Scenario three is a private equity portfolio platform seeking standardization across several mid-market businesses. In this case, the decision often depends on the operating model. If the goal is a shared service center, common chart of accounts, and consolidated reporting, an ERP backbone provides stronger governance. If portfolio companies retain autonomy and differ significantly by industry, a modular strategy with a common reporting layer may be more practical in the short term.
Governance, Security, and Scalability Considerations
- Governance should define system-of-record ownership, approval workflows, master data stewardship, integration standards, release management, and policy exceptions. Without this, both strategies degrade over time.
- Security architecture should include single sign-on, role-based access control, segregation of duties, privileged access monitoring, encryption in transit and at rest, audit logging, and periodic control testing across all connected applications.
- Scalability planning should address transaction volume, entity expansion, localization, performance under close cycles, API rate limits, data retention, and reporting latency for executive dashboards and statutory reporting.
From an enterprise architecture perspective, the modular model requires stronger nonfunctional governance than many teams initially expect. Each new application introduces identity dependencies, data synchronization rules, vendor SLAs, and change windows. Finance leaders often underestimate the operational burden of maintaining reconciliations between billing, procurement, expense, tax, and ERP systems. By contrast, the ERP backbone model concentrates complexity in one platform and one implementation program, but can simplify long-term control management if designed correctly.

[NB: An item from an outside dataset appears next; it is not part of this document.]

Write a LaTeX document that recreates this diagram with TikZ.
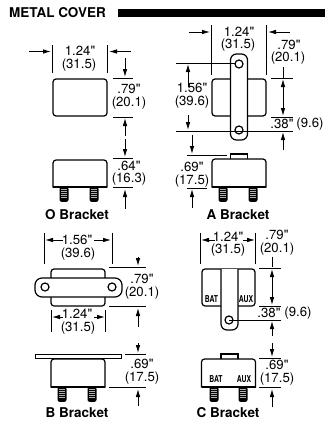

Security and compliance requirements should influence the platform decision early. Public companies, regulated industries, and multinational organizations need clear evidence of control execution, audit trails, retention policies, and data residency alignment. A modular stack can satisfy these requirements, but only if logs, approvals, and policy enforcement are consistent across vendors. Enterprises should also assess third-party risk, incident response obligations, backup and recovery models, and the impact of vendor outages on close, payroll, procurement, and cash operations.
Implementation Roadmap, Migration Guidance, and AI Opportunities
| Phase | Primary Activities | Key Outputs |
|---|---|---|
| 1. Strategy and assessment | Map current processes, technical debt, entity structure, compliance needs, and integration landscape | Target operating model, business case, architecture principles, decision criteria |
| 2. Future-state design | Define process ownership, data model, chart of accounts, control framework, and application boundaries | Solution blueprint, governance model, security design, phased scope |
| 3. Platform selection and pilot | Evaluate ERP core and specialist SaaS tools, validate APIs, reporting, and localization in a pilot | Vendor shortlist, fit-gap analysis, pilot results, implementation plan |
| 4. Build and migration | Configure workflows, integrations, roles, reports, and migrate master and transactional data | Tested solution, migration runbooks, cutover plan, training materials |
| 5. Stabilization and optimization | Monitor close cycles, exceptions, user adoption, and automation opportunities | Hypercare metrics, backlog, AI use case roadmap, continuous improvement plan |
Migration strategy should be based on process criticality and data dependency, not just organizational preference. For an ERP backbone program, a phased rollout by legal entity, geography, or business unit is often safer than a global big-bang deployment. For a modular stack, sequence systems according to upstream and downstream dependencies. For example, billing and revenue automation should be aligned before redesigning the general ledger posting logic. Data migration should prioritize chart of accounts rationalization, supplier and customer master cleanup, open transactions, intercompany rules, and historical reporting requirements. Enterprises should also define what remains in the legacy archive versus what is converted into the new platform.
AI opportunities exist in both models, but the value depends on data quality and process standardization. Common use cases include invoice capture and coding suggestions, anomaly detection in journal entries, cash forecasting, collections prioritization, procurement policy monitoring, close task orchestration, and natural-language reporting. An ERP backbone can provide broader process context for AI because operational and financial data are more tightly linked. A modular stack can still support advanced AI, especially when a data platform consolidates events from billing, CRM, ERP, and banking systems. In either case, organizations should govern model access, explainability, human review thresholds, and retention of AI-generated recommendations.
Best Practices, Executive Recommendations, and Future Trends
- Keep the general ledger, master data governance, and core controls stable even if surrounding applications are modular.
- Use integration middleware or iPaaS with monitoring, retry logic, version control, and canonical data mapping rather than point-to-point interfaces.
- Design for close, audit, and exception management from the start; these are where fragmented architectures usually fail.
- Establish a finance architecture board with representation from IT, security, internal audit, procurement, and business operations.
- Measure success using process cycle time, reconciliation effort, close duration, control exceptions, and user adoption rather than feature counts alone.
Executive recommendations should be pragmatic. Choose an ERP backbone when the enterprise needs end-to-end process integrity across finance and operations, especially in manufacturing, distribution, project-centric, or multi-entity environments. Choose a modular finance stack when speed of capability adoption is more important than broad process unification and when the organization has the technical maturity to manage APIs, data contracts, and cross-platform controls. For many enterprises, the strongest strategy is hybrid: standardize the financial core, then add modular services for planning, billing, tax, treasury, expense, or analytics where differentiation matters.
Looking ahead, the market is moving toward composable ERP rather than pure monolith or pure best-of-breed. Vendors are exposing more APIs, event frameworks, embedded analytics, and AI copilots, while enterprises are investing in data platforms that decouple reporting from transactional systems. This means future architecture decisions will increasingly focus on governance maturity rather than product category labels. The organizations that perform best will be those that treat finance transformation as an operating model redesign, not simply a software replacement.